In lipofection approaches, lipid molecules are used to surround the molecule to be delivered. The resulting complex, the liposome, can fuse with a cell’s plasma membrane and release its contents into the cell. If a lipofection protocol for delivering non-RNP molecules (e.g., plasmids) into cells in culture is already known to have high efficiency in a certain cell type, it may also work for delivery of RNP in these cells. We currently recommend Lipofectamine® RNAiMAX or CRISPRMAX™ reagents (Thermo Fisher Scientific) for RNP delivery.

Other RNA-specific reagents may work as well. However, in our research, most classical plasmid and small RNA delivery reagents perform poorly with RNPs.

Microinjection

Microinjection techniques are usually used for oocytes and embryos. In comparison to electroporation and lipofection, microinjection is labor-intensive, costly, and time-consuming, requiring skilled lab workers and special equipment. It is slow because each embryo needs to be injected individually. Injecting fertilized zebrafish oocytes has resulted in precise CRISPR genome editing [1].

Nanoparticles and viruses

Nanoparticles, small particles made of a variety of materials, hold promise for delivery of CRISPR components in adult mammals [2,3]. Nanoparticles can deliver many kinds of compounds or drugs to certain cells based on a variety of technological approaches that have been developed in this area. Gold nanoparticles have been successfully used to deliver RNPs consisting of gRNA and either Cas9 or Cas12a to the brains of mice [4]. Nanoparticles using other materials such as zinc ions for delivery of CRISPR components are also being explored [5].

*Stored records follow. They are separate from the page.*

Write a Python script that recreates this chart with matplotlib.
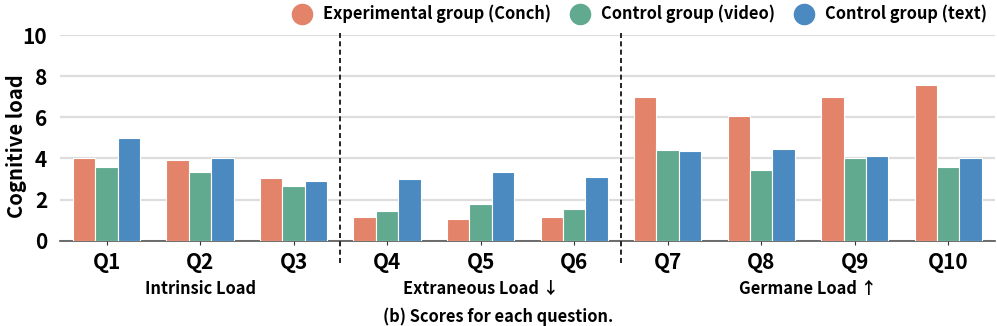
import numpy as np
import matplotlib.pyplot as plt
from matplotlib.lines import Line2D

plt.rcParams['font.family'] = ['Noto Sans CJK SC', 'DejaVu Sans']

questions = ["Q1", "Q2", "Q3", "Q4", "Q5", "Q6", "Q7", "Q8", "Q9", "Q10"]
groups = ["Experimental group (Conch)", "Control group (video)", "Control group (text)"]
conch = [4.0, 3.9, 3.05, 1.14, 1.06, 1.14, 7.0, 6.07, 7.0, 7.57]
video = [3.57, 3.33, 2.67, 1.43, 1.79, 1.53, 4.41, 3.43, 4.0, 3.58]
text = [5.0, 4.0, 2.89, 3.0, 3.33, 3.12, 4.34, 4.46, 4.11, 4.0]
sections = ["Intrinsic Load", "Extraneous Load ↓", "Germane Load ↑"]
colors = ["#E2836A", "#62AA8F", "#4A8AC0"]

fig = plt.figure(figsize=(9.97, 3.26), dpi=100)
ax = fig.add_axes([0.060, 0.262, 0.938, 0.630])

x = np.arange(len(questions))
bw = 0.24
for i, (vals, col) in enumerate(zip([conch, video, text], colors)):
    ax.bar(x + (i - 1) * bw, vals, width=bw, color=col, edgecolor="white",
           linewidth=0.8, zorder=3)

ax.set_xlim(-0.5, len(questions) - 0.5)
ax.set_ylim(0, 10)
ax.set_yticks([0, 2, 4, 6, 8, 10])
ax.yaxis.grid(True, color="#dddddd", linewidth=1.6, zorder=0)
ax.set_axisbelow(True)
for s in ["top", "right", "left"]:
    ax.spines[s].set_visible(False)
ax.spines["bottom"].set_color("#555555")
ax.spines["bottom"].set_linewidth(1.2)
ax.tick_params(axis="y", length=0, labelsize=15, pad=9)
ax.tick_params(axis="x", length=3, color="#333333", labelsize=15, pad=5)
ax.set_xticks(x)
ax.set_xticklabels(questions, fontweight="bold")
for lab in ax.get_yticklabels():
    lab.set_fontweight("bold")
ax.set_ylabel("Cognitive load", fontsize=14.5, fontweight="bold")
ax.yaxis.set_label_coords(-0.035, 0.46)

# dashed separators
for xs in [2.5, 5.5]:
    ax.plot([xs, xs], [-1.1, 10.2], color="black", linestyle=(0, (3, 2)),
            linewidth=1.2, clip_on=False, zorder=4)

# section labels
for k, name in enumerate(sections):
    ax.text(3 * k + 1 + (0.5 if k == 2 else 0), -2.35, name, ha="center", va="center",
            fontsize=11.8, fontweight="bold")

fig.text(0.5, 0.028, "(b) Scores for each question.", ha="center", va="center",
         fontsize=11.8, fontweight="bold")

handles = [Line2D([0], [0], marker="o", linestyle="", markersize=14.5,
                  markerfacecolor=c, markeredgecolor=c) for c in colors]
leg = fig.legend(handles, groups, loc="upper right", bbox_to_anchor=(1.0, 1.015),
                 ncol=3, frameon=False, fontsize=11.8, handletextpad=0.3,
                 columnspacing=0.75, borderaxespad=0.2)
for t in leg.get_texts():
    t.set_fontweight("bold")

fig.savefig("out.png", dpi=100)
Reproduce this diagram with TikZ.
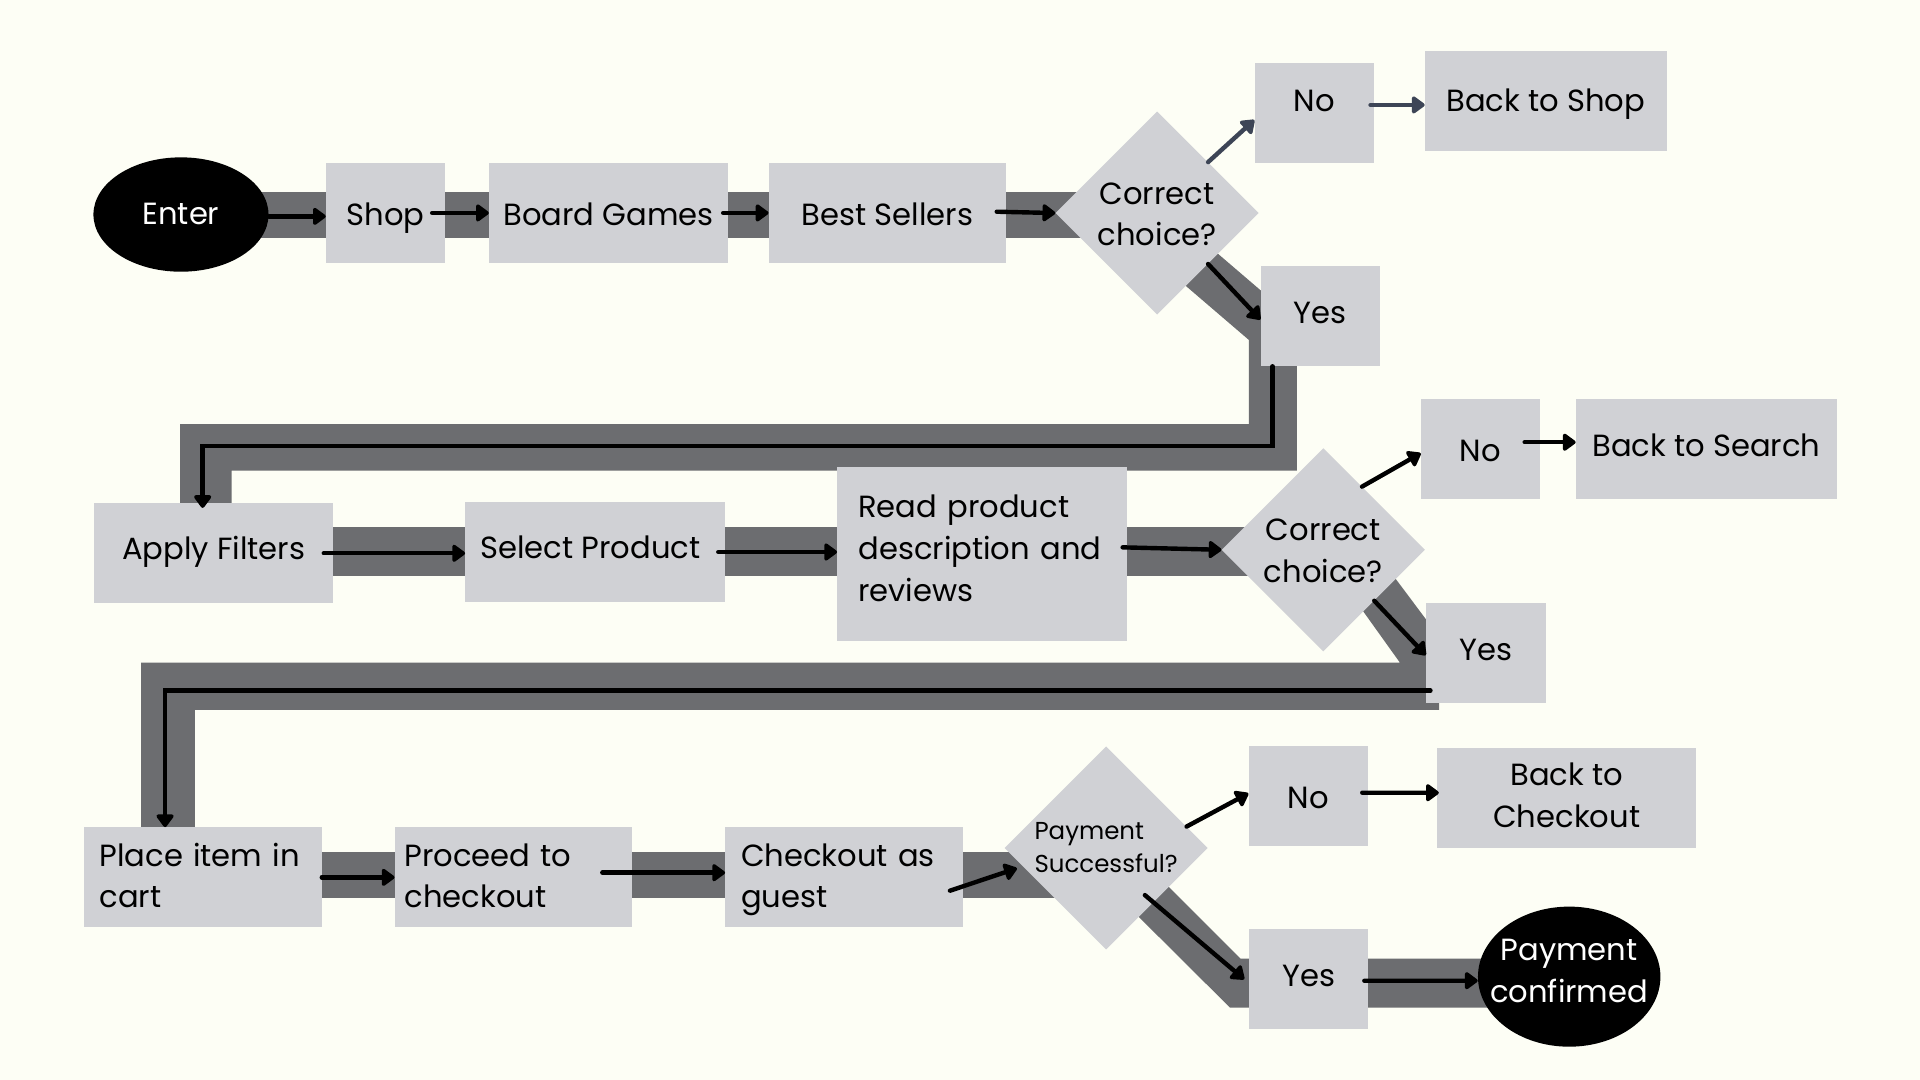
\documentclass[tikz,border=0pt]{standalone}
\usepackage{fontspec}
\setmainfont{Poppins}
\usetikzlibrary{shapes.geometric,arrows.meta,calc}
\definecolor{bgc}{RGB}{253,254,245}
\definecolor{boxc}{RGB}{208,209,213}
\definecolor{bandc}{RGB}{108,109,112}
\definecolor{slatec}{RGB}{61,69,86}
\newcommand\fmain{\fontsize{25}{34}\selectfont}
\newcommand\fsmall{\fontsize{20}{27}\selectfont}
\newcommand\mlt[3]{\raisebox{#1}[\height][\depth]{\begin{tabular}{@{}#2@{}}#3\end{tabular}}}
\tikzset{
  box/.style={fill=boxc, inner sep=0pt, font=\fmain, text=black},
  bx/.style 2 args={box, minimum width=#1, minimum height=#2},
  base/.style={text height={10pt+(#1pt)}, text depth={10pt-(#1pt)}},
  lbox/.style n args={3}{box, minimum width=#1, minimum height=#2, inner xsep=#3, text width={#1-2*(#3)}, align=left},
  dia/.style={diamond, aspect=1, fill=boxc, inner sep=-5pt, minimum width=166, minimum height=166, font=\fmain, align=center},
  ell/.style={ellipse, fill=black, text=white, inner sep=0pt, font=\fmain, align=center},
  band/.style={fill=bandc},
  arr/.style={line width=3.6pt, line cap=round, black, -{Triangle[length=11.5pt,width=16pt,round]}},
  sarr/.style={arr, slatec}
}
\begin{document}
\begin{tikzpicture}[x=1pt,y=-1pt]
\fill[bgc] (0,0) rectangle (1568,882);
\useasboundingbox (0,0) rectangle (1568,882);
% bands
\fill[band] (148,156.5) rectangle (945,194.1);
\fill[band] (981.9,196.3) -- (1059,262.4) -- (1059,384.4) -- (189.2,384.4) -- (189.2,420) -- (147,420) -- (147,346.3) -- (1020,346.3) -- (1020,277.7) -- (957.8,224.4) -- cycle;
\fill[band] (174.5,430.1) rectangle (1080.7,470.4);
\fill[band] (1116.6,441.7) -- (1191,541.2) -- (1175.2,565) -- (1175.2,579.8) -- (159.2,579.8) -- (159.2,680) -- (115.2,680) -- (115.2,541.2) -- (1143.3,541.2) -- (1090.1,466.9) -- cycle;
\fill[band] (165,695.5) rectangle (903.3,733.6);
\fill[band] (915.5,685.4) -- (1013,782.9) -- (1281.5,782.9) -- (1281.5,822.9) -- (1004.5,822.9) -- (891,710) -- cycle;
% row 1
\node[ell, base=8, minimum width=143, minimum height=93.4] (enter) at (147.8,175.2) {Enter};
\node[bx={97.5}{82.2}, base=10] (shop) at (315,173.9) {Shop};
\node[bx={195}{82.2}, base=10] (bg) at (496.9,173.9) {Board Games};
\node[bx={194}{82.2}, base=10] (bs) at (724.8,173.9) {Best Sellers};
\node[dia] (d1) at (945,174) {\mlt{-3pt}{c}{Correct\\choice?}};
\node[bx={97.5}{81.7}, base=-1] (no1) at (1073.3,92) {No};
\node[bx={197.3}{81.6}, base=9] (bts) at (1262.35,82.2) {Back to Shop};
\node[bx={97.5}{81.9}, base=6.5] (yes1) at (1078.25,258) {Yes};
% row 2
\node[bx={195.4}{81.7}, base=5] (af) at (174.5,451.85) {Apply Filters};
\node[bx={212.4}{81.6}, base=5.5] (sp) at (486.2,450.8) {\hspace{-8pt}Select Product};
\node[lbox={236.8}{142.1}{17.2}] (read) at (802.2,452.15) {\mlt{2pt}{l}{Read product\\description and\\reviews}};
\node[dia] (d2) at (1080.7,449) {\mlt{-3pt}{c}{Correct\\choice?}};
\node[bx={97.1}{81.7}, base=10.4] (no2) at (1209,366.65) {No};
\node[bx={213}{81.7}, base=6.3] (bsr) at (1393.5,366.65) {Back to Search};
\node[bx={97.7}{81.7}, base=6.5] (yes2) at (1213.45,533.05) {Yes};
% row 3
\node[lbox={194.3}{81.6}{13}] (pic) at (165.45,716.5) {\mlt{-1pt}{l}{Place item in\\cart}};
\node[lbox={193.8}{81.6}{8}] (proc) at (419.3,716.5) {\mlt{-1pt}{l}{Proceed to\\checkout}};
\node[lbox={194.2}{81.6}{13}] (cag) at (689.4,716.5) {\mlt{-1pt}{l}{Checkout as\\guest}};
\node[dia, font=\fsmall] (d3) at (903.3,692.5) {\mlt{-1.5pt}{l}{Payment\\Successful?}};
\node[bx={97.5}{81.8}, base=10] (no3) at (1068.45,650.1) {No};
\node[bx={211.8}{81.8}] (btc) at (1279.5,651.9) {\mlt{0pt}{c}{Back to\\Checkout}};
\node[bx={97.2}{81.7}, base=6] (yes3) at (1068.9,799.75) {Yes};
\node[ell, inner xsep=-12pt, minimum width=149, minimum height=114.4] (pc) at (1281.5,797.6) {\mlt{3pt}{c}{Payment\\confirmed}};
% route coordinates
\coordinate (r1) at (600,364);
\coordinate (r2) at (134.8,564);
% arrows row 1
\draw[arr] ($(enter.east)+(0,1.5)$) -- ($(enter.east -| shop.west)+(0,1.5)$);
\draw[arr] ([xshift=-11pt]shop.east) -- (bg.west);
\draw[arr] ([xshift=-4pt]bg.east) -- (bg.east -| bs.west);
\draw[arr] ($(bs.east)+(-8,-1)$) -- (d1.west);
\draw[sarr] (d1.north east) -- ($(no1.west)+(0,6)$);
\draw[sarr] ($(no1.east |- bts.west)+(-3,3.5)$) -- ($(bts.west)+(0,3.5)$);
\draw[arr] (d1.south east) -- ($(yes1.west)+(0,3)$);
\draw[arr] ($(yes1.south)+(-39.1,0)$) |- (r1) -| ($(af.north)+(-9,4)$);
% arrows row 2
\draw[arr] ([xshift=-8pt]af.east) -- (af.east -| sp.west);
\draw[arr] ([xshift=-6pt]sp.east) -- (sp.east -| read.west);
\draw[arr] ($(d2.west -| read.east)+(-4,-2)$) -- (d2.west);
\draw[arr] ($(d2.north)!0.38!(d2.east)$) -- ($(no2.west)+(0,3.5)$);
\draw[arr] ($(no2.east)+(-12.6,-5.5)$) -- ($(bsr.west)+(0,-5.5)$);
\draw[arr] (d2.south east) -- ($(yes2.west)+(0,2)$);
\draw[arr] ($(yes2.west)+(3.8,31)$) -| (pic.north -| r2);
% arrows row 3
\draw[arr] (pic.east) -- (proc.west);
\draw[arr] ($(proc.east)+(-24.5,-3.8)$) -- ($(cag.west)+(0,-3.8)$);
\draw[arr] ($(cag.east)+(-10.9,10.9)$) -- ($(d3.west)+(10.4,16.6)$);
\draw[arr] ($(d3.north)!0.79!(d3.east)$) -- ($(no3.west)+(0,-2.2)$);
\draw[arr] ($(no3.east)+(-4.9,-2.7)$) -- ($(btc.west)+(1.6,-4.5)$);
\draw[arr] ($(d3.center)+(31.7,38.5)$) -- ($(yes3.west)+(-4,0)$);
\draw[arr] ($(yes3.east)+(-3.5,1.2)$) -- ($(pc.west)+(0,3.3)$);
\end{tikzpicture}
\end{document}
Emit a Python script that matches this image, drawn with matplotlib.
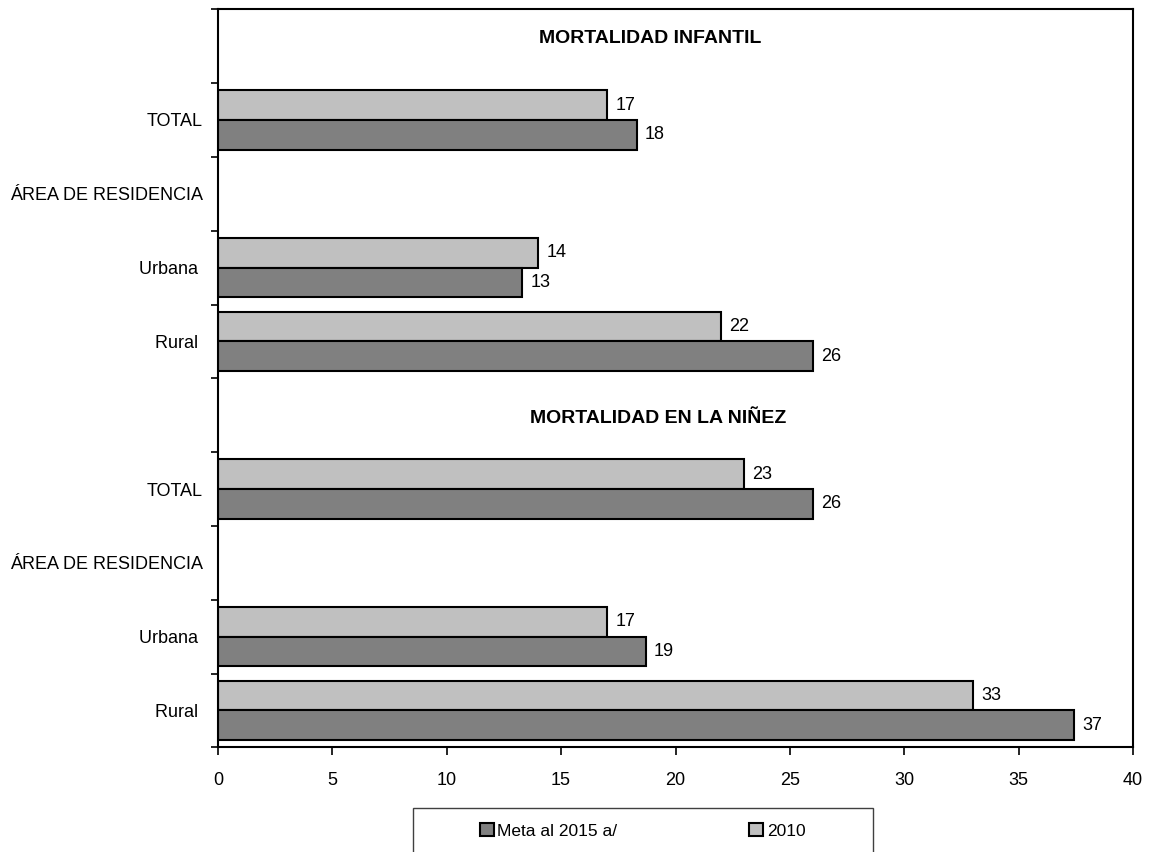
import numpy as np
import matplotlib.pyplot as plt
from matplotlib.patches import Rectangle

# categorias (de arriba hacia abajo)
categorias = ["", "TOTAL", "ÁREA DE RESIDENCIA", "Urbana ", "Rural ",
              "", "TOTAL", "ÁREA DE RESIDENCIA", "Urbana ", "Rural "]
# NaN = fila sin barra
meta_2015 = [np.nan, 18.3, np.nan, 13.3, 26.0, np.nan, 26.0, np.nan, 18.7, 37.4]
valores_2010 = [np.nan, 17.0, np.nan, 14.0, 22.0, np.nan, 23.0, np.nan, 17.0, 33.0]
titulos = ["MORTALIDAD INFANTIL", "MORTALIDAD EN LA NIÑEZ"]
xticks = [0, 5, 10, 15, 20, 25, 30, 35, 40]

plt.rcParams["font.family"] = ["Liberation Sans", "DejaVu Sans"]
plt.rcParams["font.size"] = 13

OSCURO = "#808080"
CLARO = "#c0c0c0"

fig = plt.figure(figsize=(11.52, 8.52), dpi=100)
ax = fig.add_axes([218 / 1152, 1 - 747.3 / 852, (1133 - 218) / 1152, (747.3 - 9.3) / 852])

y = np.arange(len(categorias))
alto = 0.4
b2010 = ax.barh(y - alto / 2, valores_2010, height=alto, color=CLARO,
                edgecolor="black", linewidth=1.5, label="2010")
bmeta = ax.barh(y + alto / 2, meta_2015, height=alto, color=OSCURO,
                edgecolor="black", linewidth=1.5, label="Meta al 2015 a/")

# etiquetas de valores
for barras, vals in [(b2010, valores_2010), (bmeta, meta_2015)]:
    for rect, v in zip(barras, vals):
        if np.isnan(v):
            continue
        ax.annotate(f"{v:.0f}", (v, rect.get_y() + rect.get_height() / 2),
                    xytext=(6, 0), textcoords="offset points",
                    va="center", ha="left", fontsize=13)

# titulos de secciones
ax.text(18.9, -0.1, titulos[0], ha="center", va="center",
        fontsize=14, fontweight="bold")
ax.text(19.26, 5.04, titulos[1], ha="center", va="center",
        fontsize=14, fontweight="bold")

ax.set_xlim(0, 40)
ax.set_ylim(len(categorias) - 0.5, -0.5)
ax.set_xticks(xticks)
ax.set_yticks(y)
ax.set_yticklabels(categorias)
ax.set_yticks(np.arange(len(categorias) + 1) - 0.5, minor=True)
ax.tick_params(axis="y", which="major", length=0, pad=11)
ax.tick_params(axis="y", which="minor", length=5, width=1.2, direction="out")
ax.tick_params(axis="x", length=6, width=1.2, direction="out", pad=12)
for s in ax.spines.values():
    s.set_linewidth(1.5)

# leyenda (recortada por el borde inferior, como en el original)
fig.patches.append(Rectangle((413 / 1152, -0.05), (873 - 413) / 1152, 0.05 + 1 - 808 / 852,
                             transform=fig.transFigure, fill=False,
                             edgecolor="#404040", linewidth=1.0))
fig.legend(handles=[bmeta, b2010], loc="center left",
           bbox_to_anchor=(480 / 1152, 1 - 831 / 852), ncol=2, frameon=False,
           borderpad=0, borderaxespad=0, handlelength=0.8, handleheight=0.8,
           handletextpad=0.2, columnspacing=7.6, fontsize=12.5)

plt.savefig("out.png", dpi=100)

Several viral vectors have also been used for delivery of CRISPR-Cas genes and guide RNA genes, but these can introduce unwanted and potentially dangerous consequences, such as integration of Cas genes in the mammalian cell genome, so these vectors should be used only with great caution if at all [6].

Delivery of CRISPR and HDR components to plants and other non-mammalian organisms

There are many published protocols available for delivery of large molecules such as DNA and proteins to a wide variety of cell types. For many organisms, including zebrafish embryos and C. elegans, IDT customers have shared delivery protocols to support the research community. IDT scientists, in collaboration with other researchers, have described RNP delivery in zebrafish [1]. In plants, all of the delivery methods described above may be successful, in addition to several plant-specific methods such as particle bombardment and Agrobacterium plasmid delivery [7]. As with mammalian cells, it would be prudent to avoid methods that could introduce Cas genes into the plant cell genomes.

Products for CRISPR genome editing

References

1. Hoshijima K, Jurynec MJ, Klatt Shaw D, et al. Highly Efficient CRISPR-Cas9-Based Methods for Generating Deletion Mutations and F0 Embryos that Lack Gene Function in Zebrafish. Dev Cell. 2019;51(5):645-657.e4.
2. Qiu M, Glass Z, Xu Q. Nonviral Nanoparticles for CRISPR-Based Genome Editing: Is It Just a Simple Adaption of What Have Been Developed for Nucleic Acid Delivery? Biomacromolecules. 2019;20(9):3333-3339. 
3. Chen F, Alphonse M, Liu Q. Strategies for nonviral nanoparticle-based delivery of CRISPR/Cas9 therapeutics. Wiley Interdiscip Rev Nanomed Nanobiotechnol. 2020;12(3):e1609.
4. Lee B, Lee K, Panda S, et al. Nanoparticle delivery of CRISPR into the brain rescues a mouse model of fragile X syndrome from exaggerated repetitive behaviours. Nat Biomed Eng. 2018;2(7):497-507.
5. Yang X, Tang Q, Jiang Y, et al. Nanoscale ATP-Responsive Zeolitic Imidazole Framework-90 as a General Platform for Cytosolic Protein Delivery and Genome Editing. J Am Chem Soc. 2019;141(9):3782-3786.
6. Chakraborty S. Sequencing data from Massachusetts General Hospital shows Cas9 integration into the genome, highlighting a serious hazard in gene-editing therapeutics. [version 1; peer review: 1 approved with reservations]. 2019. F1000Research 8(1846).
7. Zhang Y, Malzahn AA, Sretenovic S, et al.  The emerging and uncultivated potential of CRISPR technology in plant science. Nat Plants. 2019;5(8):778-794.